%%
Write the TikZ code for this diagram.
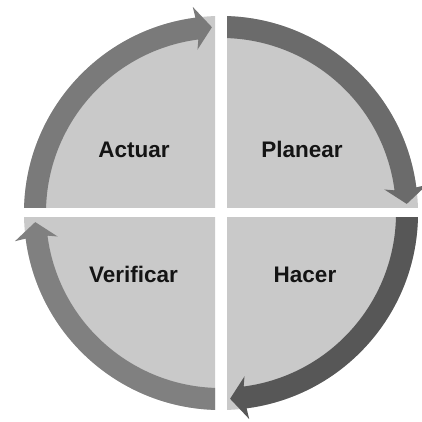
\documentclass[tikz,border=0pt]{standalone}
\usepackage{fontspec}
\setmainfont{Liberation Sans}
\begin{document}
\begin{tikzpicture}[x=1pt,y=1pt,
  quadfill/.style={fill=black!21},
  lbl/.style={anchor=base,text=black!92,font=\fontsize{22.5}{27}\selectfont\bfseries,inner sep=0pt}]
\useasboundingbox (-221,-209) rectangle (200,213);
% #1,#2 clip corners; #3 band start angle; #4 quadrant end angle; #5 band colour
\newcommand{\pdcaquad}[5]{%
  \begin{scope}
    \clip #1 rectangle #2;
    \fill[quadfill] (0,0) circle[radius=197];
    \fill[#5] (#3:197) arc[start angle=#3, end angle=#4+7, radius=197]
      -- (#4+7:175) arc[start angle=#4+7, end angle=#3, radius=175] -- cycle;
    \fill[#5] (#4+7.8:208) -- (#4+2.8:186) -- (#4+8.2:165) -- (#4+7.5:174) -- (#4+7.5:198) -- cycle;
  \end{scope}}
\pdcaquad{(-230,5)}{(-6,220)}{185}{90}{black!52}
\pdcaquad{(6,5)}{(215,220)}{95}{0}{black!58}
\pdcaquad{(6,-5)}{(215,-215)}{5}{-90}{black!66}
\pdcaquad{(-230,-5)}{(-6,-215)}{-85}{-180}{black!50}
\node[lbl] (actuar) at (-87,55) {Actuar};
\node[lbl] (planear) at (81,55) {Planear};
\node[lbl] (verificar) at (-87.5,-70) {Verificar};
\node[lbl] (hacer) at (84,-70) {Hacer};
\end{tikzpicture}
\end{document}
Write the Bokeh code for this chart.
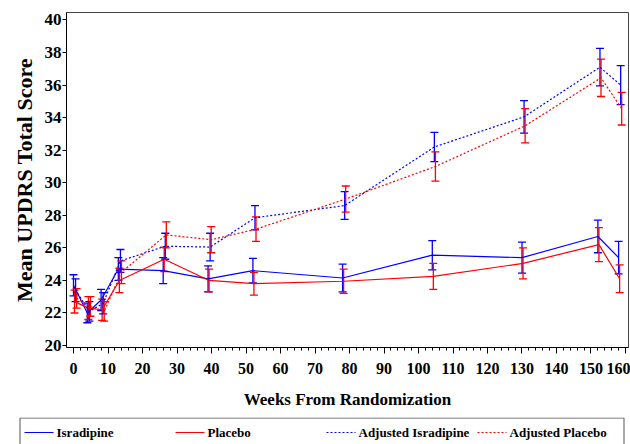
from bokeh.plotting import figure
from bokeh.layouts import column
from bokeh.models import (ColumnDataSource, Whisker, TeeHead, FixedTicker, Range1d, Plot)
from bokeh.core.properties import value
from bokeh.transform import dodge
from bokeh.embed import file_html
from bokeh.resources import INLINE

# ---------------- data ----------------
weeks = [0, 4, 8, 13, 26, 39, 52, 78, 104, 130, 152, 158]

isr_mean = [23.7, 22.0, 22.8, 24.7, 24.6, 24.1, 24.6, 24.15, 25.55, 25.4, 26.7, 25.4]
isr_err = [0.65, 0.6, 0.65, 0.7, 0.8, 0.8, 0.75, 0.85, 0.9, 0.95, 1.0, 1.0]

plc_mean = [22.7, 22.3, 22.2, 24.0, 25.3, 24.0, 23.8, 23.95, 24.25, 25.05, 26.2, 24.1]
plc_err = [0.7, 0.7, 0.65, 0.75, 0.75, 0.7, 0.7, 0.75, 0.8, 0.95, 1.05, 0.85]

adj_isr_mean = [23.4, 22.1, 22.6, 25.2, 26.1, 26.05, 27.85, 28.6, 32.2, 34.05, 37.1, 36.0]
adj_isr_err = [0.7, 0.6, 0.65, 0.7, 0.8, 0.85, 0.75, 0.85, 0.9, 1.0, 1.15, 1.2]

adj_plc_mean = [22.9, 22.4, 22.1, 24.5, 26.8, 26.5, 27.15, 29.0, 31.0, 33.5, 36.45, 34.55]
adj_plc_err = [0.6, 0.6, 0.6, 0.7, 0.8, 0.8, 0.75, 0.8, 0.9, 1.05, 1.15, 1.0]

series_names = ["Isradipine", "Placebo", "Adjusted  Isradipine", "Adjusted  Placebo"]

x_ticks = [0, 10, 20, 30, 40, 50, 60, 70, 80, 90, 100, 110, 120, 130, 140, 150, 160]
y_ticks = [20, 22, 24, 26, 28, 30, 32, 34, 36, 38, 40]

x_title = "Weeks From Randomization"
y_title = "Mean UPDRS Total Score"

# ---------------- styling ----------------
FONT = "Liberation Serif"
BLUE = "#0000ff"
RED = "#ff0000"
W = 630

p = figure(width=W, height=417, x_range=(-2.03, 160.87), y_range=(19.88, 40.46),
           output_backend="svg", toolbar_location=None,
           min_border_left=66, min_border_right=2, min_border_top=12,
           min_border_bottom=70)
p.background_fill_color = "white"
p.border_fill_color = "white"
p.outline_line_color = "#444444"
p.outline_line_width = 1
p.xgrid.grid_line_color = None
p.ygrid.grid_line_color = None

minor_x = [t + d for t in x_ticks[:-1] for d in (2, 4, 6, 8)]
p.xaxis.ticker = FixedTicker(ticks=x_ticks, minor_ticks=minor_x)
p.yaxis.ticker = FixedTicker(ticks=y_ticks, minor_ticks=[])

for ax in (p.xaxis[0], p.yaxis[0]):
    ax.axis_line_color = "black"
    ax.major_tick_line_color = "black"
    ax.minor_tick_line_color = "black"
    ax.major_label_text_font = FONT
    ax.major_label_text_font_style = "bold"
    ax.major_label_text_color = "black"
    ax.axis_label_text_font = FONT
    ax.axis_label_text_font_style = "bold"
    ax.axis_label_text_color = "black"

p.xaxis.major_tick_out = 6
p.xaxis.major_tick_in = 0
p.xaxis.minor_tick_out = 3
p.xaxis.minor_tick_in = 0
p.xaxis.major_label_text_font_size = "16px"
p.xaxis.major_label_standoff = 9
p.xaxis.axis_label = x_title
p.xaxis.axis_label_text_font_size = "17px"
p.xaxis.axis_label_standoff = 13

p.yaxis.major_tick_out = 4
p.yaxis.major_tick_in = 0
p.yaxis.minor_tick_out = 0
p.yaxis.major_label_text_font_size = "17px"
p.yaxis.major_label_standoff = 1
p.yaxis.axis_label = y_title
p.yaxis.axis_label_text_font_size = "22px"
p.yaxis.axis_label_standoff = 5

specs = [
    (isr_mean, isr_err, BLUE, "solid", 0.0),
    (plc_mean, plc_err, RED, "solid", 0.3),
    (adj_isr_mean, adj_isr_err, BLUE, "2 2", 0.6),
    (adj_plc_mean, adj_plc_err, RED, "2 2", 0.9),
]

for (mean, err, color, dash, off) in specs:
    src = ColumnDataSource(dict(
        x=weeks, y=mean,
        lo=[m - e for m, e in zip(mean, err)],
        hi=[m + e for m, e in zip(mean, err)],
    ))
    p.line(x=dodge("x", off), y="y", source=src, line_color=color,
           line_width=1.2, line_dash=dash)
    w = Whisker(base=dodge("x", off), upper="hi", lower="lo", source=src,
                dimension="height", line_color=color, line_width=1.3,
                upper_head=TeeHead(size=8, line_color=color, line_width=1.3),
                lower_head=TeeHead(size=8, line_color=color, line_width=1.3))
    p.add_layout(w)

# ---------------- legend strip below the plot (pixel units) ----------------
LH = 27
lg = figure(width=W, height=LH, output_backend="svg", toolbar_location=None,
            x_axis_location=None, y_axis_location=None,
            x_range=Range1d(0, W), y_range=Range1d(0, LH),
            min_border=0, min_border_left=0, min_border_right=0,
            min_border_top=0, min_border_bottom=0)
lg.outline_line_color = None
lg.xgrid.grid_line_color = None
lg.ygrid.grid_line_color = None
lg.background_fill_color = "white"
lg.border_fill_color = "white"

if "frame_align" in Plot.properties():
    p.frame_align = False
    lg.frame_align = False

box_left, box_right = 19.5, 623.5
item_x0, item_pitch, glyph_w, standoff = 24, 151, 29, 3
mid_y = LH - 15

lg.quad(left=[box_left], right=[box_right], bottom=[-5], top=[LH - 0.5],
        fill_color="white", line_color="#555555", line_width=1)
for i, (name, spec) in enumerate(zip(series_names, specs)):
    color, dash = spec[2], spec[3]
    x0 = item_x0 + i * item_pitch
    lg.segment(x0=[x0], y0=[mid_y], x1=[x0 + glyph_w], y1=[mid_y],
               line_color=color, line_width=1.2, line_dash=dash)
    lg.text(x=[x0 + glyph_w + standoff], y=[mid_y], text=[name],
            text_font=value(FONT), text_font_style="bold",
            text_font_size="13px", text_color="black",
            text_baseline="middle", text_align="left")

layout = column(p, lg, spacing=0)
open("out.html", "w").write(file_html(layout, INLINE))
%%
%%
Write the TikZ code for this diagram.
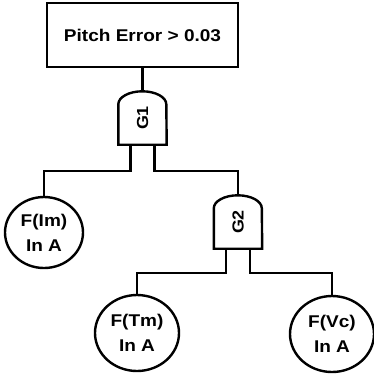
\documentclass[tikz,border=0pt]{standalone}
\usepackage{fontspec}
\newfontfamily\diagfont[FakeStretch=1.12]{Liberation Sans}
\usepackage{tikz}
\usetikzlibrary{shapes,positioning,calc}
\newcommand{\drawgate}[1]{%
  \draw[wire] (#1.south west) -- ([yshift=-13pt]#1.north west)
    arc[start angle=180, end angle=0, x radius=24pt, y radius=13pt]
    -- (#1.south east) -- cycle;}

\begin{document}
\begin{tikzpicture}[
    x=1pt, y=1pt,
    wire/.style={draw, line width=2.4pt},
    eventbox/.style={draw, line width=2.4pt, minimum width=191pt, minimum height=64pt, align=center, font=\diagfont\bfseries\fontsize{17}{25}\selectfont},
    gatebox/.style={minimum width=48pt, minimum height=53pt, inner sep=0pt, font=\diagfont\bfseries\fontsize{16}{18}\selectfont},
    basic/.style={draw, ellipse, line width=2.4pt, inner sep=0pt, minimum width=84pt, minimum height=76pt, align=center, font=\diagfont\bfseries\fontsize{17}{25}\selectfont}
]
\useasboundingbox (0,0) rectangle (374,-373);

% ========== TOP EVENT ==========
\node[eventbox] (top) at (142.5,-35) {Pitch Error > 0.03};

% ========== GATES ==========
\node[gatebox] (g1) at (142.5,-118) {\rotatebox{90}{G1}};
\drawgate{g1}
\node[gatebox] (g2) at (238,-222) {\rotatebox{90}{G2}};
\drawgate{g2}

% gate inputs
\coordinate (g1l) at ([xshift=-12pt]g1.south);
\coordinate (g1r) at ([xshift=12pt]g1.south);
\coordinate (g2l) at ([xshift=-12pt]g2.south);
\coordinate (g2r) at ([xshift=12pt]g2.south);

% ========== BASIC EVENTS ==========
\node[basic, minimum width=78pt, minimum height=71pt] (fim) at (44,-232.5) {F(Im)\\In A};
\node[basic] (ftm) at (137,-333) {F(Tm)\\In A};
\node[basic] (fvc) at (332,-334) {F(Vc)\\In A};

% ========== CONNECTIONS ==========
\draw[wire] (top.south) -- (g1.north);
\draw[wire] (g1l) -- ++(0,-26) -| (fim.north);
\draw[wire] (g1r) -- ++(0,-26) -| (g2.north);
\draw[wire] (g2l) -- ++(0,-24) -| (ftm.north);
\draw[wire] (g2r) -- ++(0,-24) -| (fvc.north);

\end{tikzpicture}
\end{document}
%%
%%
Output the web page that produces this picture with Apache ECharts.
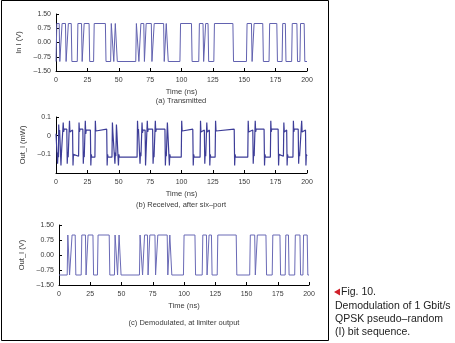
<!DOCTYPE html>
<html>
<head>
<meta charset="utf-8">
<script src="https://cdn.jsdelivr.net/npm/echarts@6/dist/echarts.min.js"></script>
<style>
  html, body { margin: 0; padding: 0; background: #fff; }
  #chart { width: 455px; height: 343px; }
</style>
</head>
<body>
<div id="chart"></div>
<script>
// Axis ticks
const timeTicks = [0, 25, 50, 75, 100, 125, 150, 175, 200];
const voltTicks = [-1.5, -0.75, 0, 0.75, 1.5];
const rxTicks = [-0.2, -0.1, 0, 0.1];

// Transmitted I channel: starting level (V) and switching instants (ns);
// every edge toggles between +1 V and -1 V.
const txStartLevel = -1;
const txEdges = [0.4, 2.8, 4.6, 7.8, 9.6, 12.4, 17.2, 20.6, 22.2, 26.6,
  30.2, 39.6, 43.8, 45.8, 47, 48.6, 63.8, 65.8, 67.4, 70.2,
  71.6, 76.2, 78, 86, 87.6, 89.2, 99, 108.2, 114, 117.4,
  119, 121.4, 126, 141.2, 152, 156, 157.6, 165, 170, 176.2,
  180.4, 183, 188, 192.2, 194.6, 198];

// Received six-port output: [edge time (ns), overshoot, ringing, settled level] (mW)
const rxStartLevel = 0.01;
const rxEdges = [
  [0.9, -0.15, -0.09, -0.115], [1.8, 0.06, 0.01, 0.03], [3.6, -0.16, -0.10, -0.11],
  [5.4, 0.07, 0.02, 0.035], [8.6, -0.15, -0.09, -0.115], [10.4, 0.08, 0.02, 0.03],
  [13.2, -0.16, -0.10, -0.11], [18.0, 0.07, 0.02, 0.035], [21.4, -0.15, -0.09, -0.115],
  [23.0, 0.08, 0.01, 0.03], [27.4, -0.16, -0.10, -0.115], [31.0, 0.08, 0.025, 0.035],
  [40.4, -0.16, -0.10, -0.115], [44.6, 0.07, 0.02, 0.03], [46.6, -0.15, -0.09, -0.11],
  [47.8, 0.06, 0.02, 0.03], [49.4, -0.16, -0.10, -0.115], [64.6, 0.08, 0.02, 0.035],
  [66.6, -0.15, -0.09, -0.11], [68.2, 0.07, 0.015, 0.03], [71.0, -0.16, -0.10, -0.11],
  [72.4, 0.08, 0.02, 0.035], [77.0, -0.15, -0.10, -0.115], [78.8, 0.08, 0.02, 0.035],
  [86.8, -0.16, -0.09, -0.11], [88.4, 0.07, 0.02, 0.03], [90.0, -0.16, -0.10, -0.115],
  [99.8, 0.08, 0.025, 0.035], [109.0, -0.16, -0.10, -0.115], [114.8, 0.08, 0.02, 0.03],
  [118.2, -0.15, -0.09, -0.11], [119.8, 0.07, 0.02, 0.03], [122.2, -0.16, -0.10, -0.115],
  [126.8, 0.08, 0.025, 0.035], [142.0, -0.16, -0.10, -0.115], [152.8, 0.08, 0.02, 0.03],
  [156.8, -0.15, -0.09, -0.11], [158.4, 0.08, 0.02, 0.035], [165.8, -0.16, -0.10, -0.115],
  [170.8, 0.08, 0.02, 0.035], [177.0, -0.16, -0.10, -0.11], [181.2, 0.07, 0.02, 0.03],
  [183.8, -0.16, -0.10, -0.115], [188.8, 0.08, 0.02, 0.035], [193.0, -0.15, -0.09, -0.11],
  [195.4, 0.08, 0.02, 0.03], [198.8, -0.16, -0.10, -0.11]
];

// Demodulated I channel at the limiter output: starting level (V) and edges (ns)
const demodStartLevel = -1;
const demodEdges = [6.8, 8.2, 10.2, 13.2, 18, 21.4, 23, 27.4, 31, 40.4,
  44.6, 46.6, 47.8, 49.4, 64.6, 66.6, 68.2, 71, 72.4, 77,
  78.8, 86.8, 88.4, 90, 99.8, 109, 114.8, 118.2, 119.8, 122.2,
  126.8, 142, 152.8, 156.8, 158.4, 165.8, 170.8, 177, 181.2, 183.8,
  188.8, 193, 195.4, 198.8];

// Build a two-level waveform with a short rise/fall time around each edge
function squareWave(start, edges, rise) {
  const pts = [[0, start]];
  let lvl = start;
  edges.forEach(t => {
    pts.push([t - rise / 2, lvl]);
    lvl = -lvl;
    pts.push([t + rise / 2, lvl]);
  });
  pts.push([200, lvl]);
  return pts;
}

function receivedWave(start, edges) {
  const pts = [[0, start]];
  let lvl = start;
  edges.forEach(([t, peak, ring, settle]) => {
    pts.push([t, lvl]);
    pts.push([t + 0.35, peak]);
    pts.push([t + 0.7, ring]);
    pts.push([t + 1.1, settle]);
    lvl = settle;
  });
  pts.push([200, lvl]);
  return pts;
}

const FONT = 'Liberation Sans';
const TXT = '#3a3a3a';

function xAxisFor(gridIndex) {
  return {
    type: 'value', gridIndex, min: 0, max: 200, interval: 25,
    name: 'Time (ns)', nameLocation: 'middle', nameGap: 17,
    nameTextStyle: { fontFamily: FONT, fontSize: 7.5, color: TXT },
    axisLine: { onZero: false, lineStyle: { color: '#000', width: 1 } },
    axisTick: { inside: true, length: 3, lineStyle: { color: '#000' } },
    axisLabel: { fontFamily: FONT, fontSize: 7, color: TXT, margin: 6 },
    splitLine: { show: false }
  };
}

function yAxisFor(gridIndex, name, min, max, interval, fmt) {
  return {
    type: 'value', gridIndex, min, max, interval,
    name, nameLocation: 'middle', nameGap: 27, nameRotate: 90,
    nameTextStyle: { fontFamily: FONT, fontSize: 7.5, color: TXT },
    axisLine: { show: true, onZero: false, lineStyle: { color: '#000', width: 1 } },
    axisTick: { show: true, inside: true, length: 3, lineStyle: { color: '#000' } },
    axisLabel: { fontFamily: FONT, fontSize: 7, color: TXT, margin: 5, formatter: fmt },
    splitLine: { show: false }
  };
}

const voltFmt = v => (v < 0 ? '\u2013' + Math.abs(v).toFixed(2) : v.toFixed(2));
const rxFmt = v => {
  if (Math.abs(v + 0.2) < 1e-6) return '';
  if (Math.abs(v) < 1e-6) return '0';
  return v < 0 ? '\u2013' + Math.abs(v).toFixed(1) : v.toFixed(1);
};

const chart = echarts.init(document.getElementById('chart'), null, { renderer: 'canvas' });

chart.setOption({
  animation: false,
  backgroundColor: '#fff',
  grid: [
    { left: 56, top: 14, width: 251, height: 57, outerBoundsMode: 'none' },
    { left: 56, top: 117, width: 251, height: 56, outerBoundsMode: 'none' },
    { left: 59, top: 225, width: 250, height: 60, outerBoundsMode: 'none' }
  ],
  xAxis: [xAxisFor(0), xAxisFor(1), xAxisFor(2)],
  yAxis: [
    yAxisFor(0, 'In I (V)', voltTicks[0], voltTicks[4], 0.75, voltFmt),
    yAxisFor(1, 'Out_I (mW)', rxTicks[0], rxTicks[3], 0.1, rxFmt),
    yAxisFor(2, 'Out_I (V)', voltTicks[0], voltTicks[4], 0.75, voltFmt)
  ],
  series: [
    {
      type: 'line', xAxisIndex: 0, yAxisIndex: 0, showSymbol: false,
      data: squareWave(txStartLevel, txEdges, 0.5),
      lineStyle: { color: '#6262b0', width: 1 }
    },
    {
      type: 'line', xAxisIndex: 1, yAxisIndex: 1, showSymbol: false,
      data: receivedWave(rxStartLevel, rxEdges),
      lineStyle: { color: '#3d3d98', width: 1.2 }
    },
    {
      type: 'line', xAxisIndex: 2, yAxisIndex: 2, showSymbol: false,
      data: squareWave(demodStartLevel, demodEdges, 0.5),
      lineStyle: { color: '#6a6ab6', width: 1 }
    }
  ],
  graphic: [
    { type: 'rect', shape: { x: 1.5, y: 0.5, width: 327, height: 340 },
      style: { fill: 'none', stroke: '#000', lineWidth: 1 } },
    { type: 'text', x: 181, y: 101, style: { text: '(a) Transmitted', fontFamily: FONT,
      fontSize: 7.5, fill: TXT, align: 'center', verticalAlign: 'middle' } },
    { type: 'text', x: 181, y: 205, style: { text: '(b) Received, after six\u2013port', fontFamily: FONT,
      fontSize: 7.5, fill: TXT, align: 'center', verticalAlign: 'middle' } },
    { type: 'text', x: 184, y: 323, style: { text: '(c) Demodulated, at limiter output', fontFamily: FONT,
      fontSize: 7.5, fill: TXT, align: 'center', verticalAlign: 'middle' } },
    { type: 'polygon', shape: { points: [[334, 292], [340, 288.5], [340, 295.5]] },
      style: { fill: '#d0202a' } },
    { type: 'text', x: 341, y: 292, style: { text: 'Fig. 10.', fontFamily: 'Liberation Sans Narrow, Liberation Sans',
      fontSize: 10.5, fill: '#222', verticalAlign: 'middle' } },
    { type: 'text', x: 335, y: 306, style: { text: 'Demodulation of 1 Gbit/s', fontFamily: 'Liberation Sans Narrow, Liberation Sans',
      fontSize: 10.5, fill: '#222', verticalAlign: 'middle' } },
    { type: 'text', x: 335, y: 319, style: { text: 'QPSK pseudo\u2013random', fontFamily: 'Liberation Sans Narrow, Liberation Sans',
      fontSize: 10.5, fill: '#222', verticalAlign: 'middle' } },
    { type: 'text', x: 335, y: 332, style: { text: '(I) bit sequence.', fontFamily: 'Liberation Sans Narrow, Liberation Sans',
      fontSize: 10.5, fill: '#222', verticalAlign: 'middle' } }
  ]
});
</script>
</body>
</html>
%%
Task objective:
Report how many lines of the listing above include the word "with". Say nothing but the number.

Solution for this task:
2